What does it mean to undo a window? Rescale the final amplitude, maybe? Jerry -- Engineering is the art of making what you want from things you can get. ¯¯¯¯¯¯¯¯¯¯¯¯¯¯¯¯¯¯¯¯¯¯¯¯¯¯¯¯¯¯¯¯¯¯¯¯¯¯¯¯¯¯¯¯¯¯¯¯¯¯¯¯¯¯¯¯¯¯¯¯¯¯¯¯¯¯¯¯¯¯¯
On Sep 12, 4:20 pm, Jorge <jleandrope...@gmail.com> wrote:
> Hello everybody, > > sorry to bother you with this... but i really can't find it anywhere. > > Let's say i do the following.... > > 1. I take a digital signal, and apply blackman-window to N chunks of > it. It looks something like this: > win = -.5*cos(2.*M_PI*(double)j/(double)doubles_in_chunk)+.5; > windowed[j] = win * in[i + j]; > > 2. I process every chunk of signal, which has already been multiplied > by it's window. > 3.... how do i undo the blackman window ?... does anybody have the > equation ?. (i'm having a great issue with this). > > Thanks a lot in advance for your help > > Regards!!
It's not clear exactly what you're doing in your example. Are you just pointwise multiplying a signal with the Blackman window, or are you using the window as an FIR filter? If you're just multiplying the two together, you could just invert each value in the window and multiply again to undo the effect. However, points in the window that have small values will have very large inverses, which can amplify any error introduced in the computation. If you're using the window as a filter, then you could compute an inverse filter that you could cascade with the Blackman one. That has a similar problem, though; the portions of the frequency band eliminated by the Blackman filter (it is lowpass) will have very large values in the response of the inverse filter, amplifying any noise that might exist in that band. Jason
Sorry for being late...

Already solved it... i've decided not to use windowing. What i'm doing
is the following....

As a final university project, i've written a software based on neural
networks, able to distortion guitar-digitalized-audio-signals, in
offline mode.

In order to do so, you must first train a neural network using two
audio samples.... Clean audio, from the instrument, and the exact same
sample, (same length) but after being distortioned with an effect -i'm
using Boss DS1 to run this tests-.

I was wondering if i could improve the performance by using some kind
of windowing to normalize the data being fed to the network... but it
didn't work out as expected.

Thank you again,
Regards!.






Jorge wrote:

> Already solved it... i've decided not to use windowing. What i'm doing > is the following.... > > As a final university project, i've written a software based on neural > networks, able to distortion guitar-digitalized-audio-signals, in > offline mode. > In order to do so, you must first train a neural network using two > audio samples....
I have a Blackman Widow (or is it a Black Window?) living near my porch. It builds the neural networks to catch the samples; it is really interesting to watch how it works. I suppose it is well trained. Vladimir Vassilevsky DSP and Mixed Signal Design Consultant http://www.abvolt.com
> I have a Blackman Widow (or is it a Black Window?) living near my porch. > It builds the neural networks to catch the samples; it is really > interesting to watch how it works. I suppose it is well trained.
Kill her !!!. Those are nasty insects...!!!. Well trained or not... those things definitely don't rock !! =D
Have you tried to "train" a simple polynomial?

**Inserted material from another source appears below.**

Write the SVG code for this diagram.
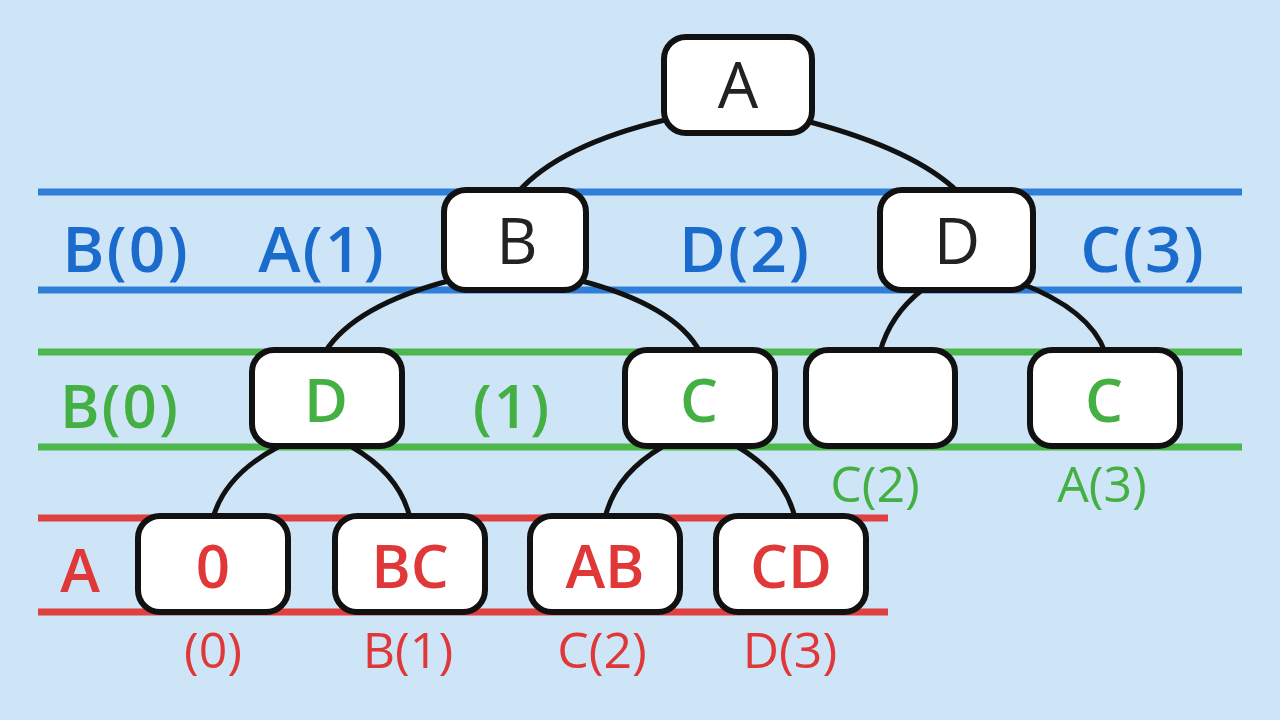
<svg xmlns="http://www.w3.org/2000/svg" width="1280" height="720" viewBox="0 0 1280 720">
<style>
.n{fill:#fff;stroke:#111;stroke-width:6}
.e{fill:none;stroke:#111;stroke-width:5}
.t{font-family:"Open Sans","Liberation Sans",sans-serif;text-anchor:middle}
.bl{fill:#1a6bcc;font-size:64px;font-weight:600;letter-spacing:2px}
.gr{fill:#44b044;font-size:60px;font-weight:600;letter-spacing:2px}
.rd{fill:#e03838;font-size:60px;font-weight:600}
.sg{fill:#44b044;font-size:50px}
.sr{fill:#e03838;font-size:50px}
</style>
<rect width="1280" height="720" fill="#cde5f6"/>
<g id="bands">
<line x1="38" y1="192" x2="1242" y2="192" stroke="#2f7fd8" stroke-width="7"/>
<line x1="38" y1="290" x2="1242" y2="290" stroke="#2f7fd8" stroke-width="7"/>
<line x1="38" y1="352" x2="1242" y2="352" stroke="#4cb84c" stroke-width="7"/>
<line x1="38" y1="447" x2="1242" y2="447" stroke="#4cb84c" stroke-width="7"/>
<line x1="38" y1="518" x2="888" y2="518" stroke="#e04040" stroke-width="7"/>
<line x1="38" y1="612" x2="888" y2="612" stroke="#e04040" stroke-width="7"/>
</g>
<g id="connectors">
<path class="e" d="M665,120 Q560,145 518,192"/>
<path class="e" d="M810,122 Q915,150 958,192"/>
<path class="e" d="M452,280 Q355,305 325,352"/>
<path class="e" d="M578,280 Q675,305 700,352"/>
<path class="e" d="M922,290 Q890,315 880,352"/>
<path class="e" d="M1020,283 Q1090,310 1105,352"/>
<path class="e" d="M278,447 Q225,475 213,518"/>
<path class="e" d="M352,447 Q400,475 410,518"/>
<path class="e" d="M662,447 Q615,475 605,518"/>
<path class="e" d="M738,447 Q785,475 795,518"/>
</g>
<g id="nA"><rect class="n" x="664" y="37" width="148" height="96" rx="22"/><text class="t" x="738" y="108" font-size="64" fill="#222">A</text></g>
<g id="nB"><rect class="n" x="444" y="190" width="142" height="100" rx="22"/><text class="t" x="517" y="264" font-size="64" fill="#222">B</text></g>
<g id="nD"><rect class="n" x="880" y="190" width="153" height="100" rx="22"/><text class="t" x="957" y="264" font-size="64" fill="#222">D</text></g>
<g id="nD2"><rect class="n" x="252" y="350" width="150" height="96" rx="22"/><text class="t gr" x="327" y="422">D</text></g>
<g id="nC2"><rect class="n" x="625" y="350" width="150" height="96" rx="22"/><text class="t gr" x="700" y="422">C</text></g>
<g id="nE"><rect class="n" x="806" y="350" width="149" height="96" rx="22"/></g>
<g id="nC3"><rect class="n" x="1030" y="350" width="150" height="96" rx="22"/><text class="t gr" x="1105" y="422">C</text></g>
<g id="n0"><rect class="n" x="138" y="516" width="150" height="96" rx="22"/><text class="t rd" x="213" y="588">0</text></g>
<g id="nBC"><rect class="n" x="335" y="516" width="150" height="96" rx="22"/><text class="t rd" x="410" y="588">BC</text></g>
<g id="nAB"><rect class="n" x="530" y="516" width="150" height="96" rx="22"/><text class="t rd" x="605" y="588">AB</text></g>
<g id="nCD"><rect class="n" x="716" y="516" width="150" height="96" rx="22"/><text class="t rd" x="791" y="588">CD</text></g>
<g id="labels">
<text class="t bl" x="126" y="272">B(0)</text>
<text class="t bl" x="322" y="272">A(1)</text>
<text class="t bl" x="745" y="272">D(2)</text>
<text class="t bl" x="1143" y="272">C(3)</text>
<text class="t gr" x="120" y="428">B(0)</text>
<text class="t gr" x="512" y="428">(1)</text>
<text class="t sg" x="875" y="502">C(2)</text>
<text class="t sg" x="1102" y="502">A(3)</text>
<text class="t rd" x="80" y="592">A</text>
<text class="t sr" x="213" y="668">(0)</text>
<text class="t sr" x="408" y="668">B(1)</text>
<text class="t sr" x="602" y="668">C(2)</text>
<text class="t sr" x="790" y="668">D(3)</text>
</g>
</svg>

If not, it may be a good idea to do so, as a simple reference result for
the neural network magic.

Cheers

Markus

PS: Polynomials are not the smartest of creatures, but at least they
aren't poisonous :)


Markus,

i've done an interesting test...

1. I've generated a SIN wave, with Audacity, 440 hertz, just one
second.
2. I've recorded a distorted version of that sinus... using my DS1
3. Then... i trained a network. Well, the results were amazingly
good... the best configuration i've found is four layers, 32:32:32:1
(neurons per layer). The generated version (by the network) of the
original sinus looks almost exactly the same.

The problem is that... if i use something with more complexity than a
simple sinus wave, the results aren't as good... of course...  (and
using the same network architecture, and same number of epochs).

That's why i'm trying to figure out how to improve things.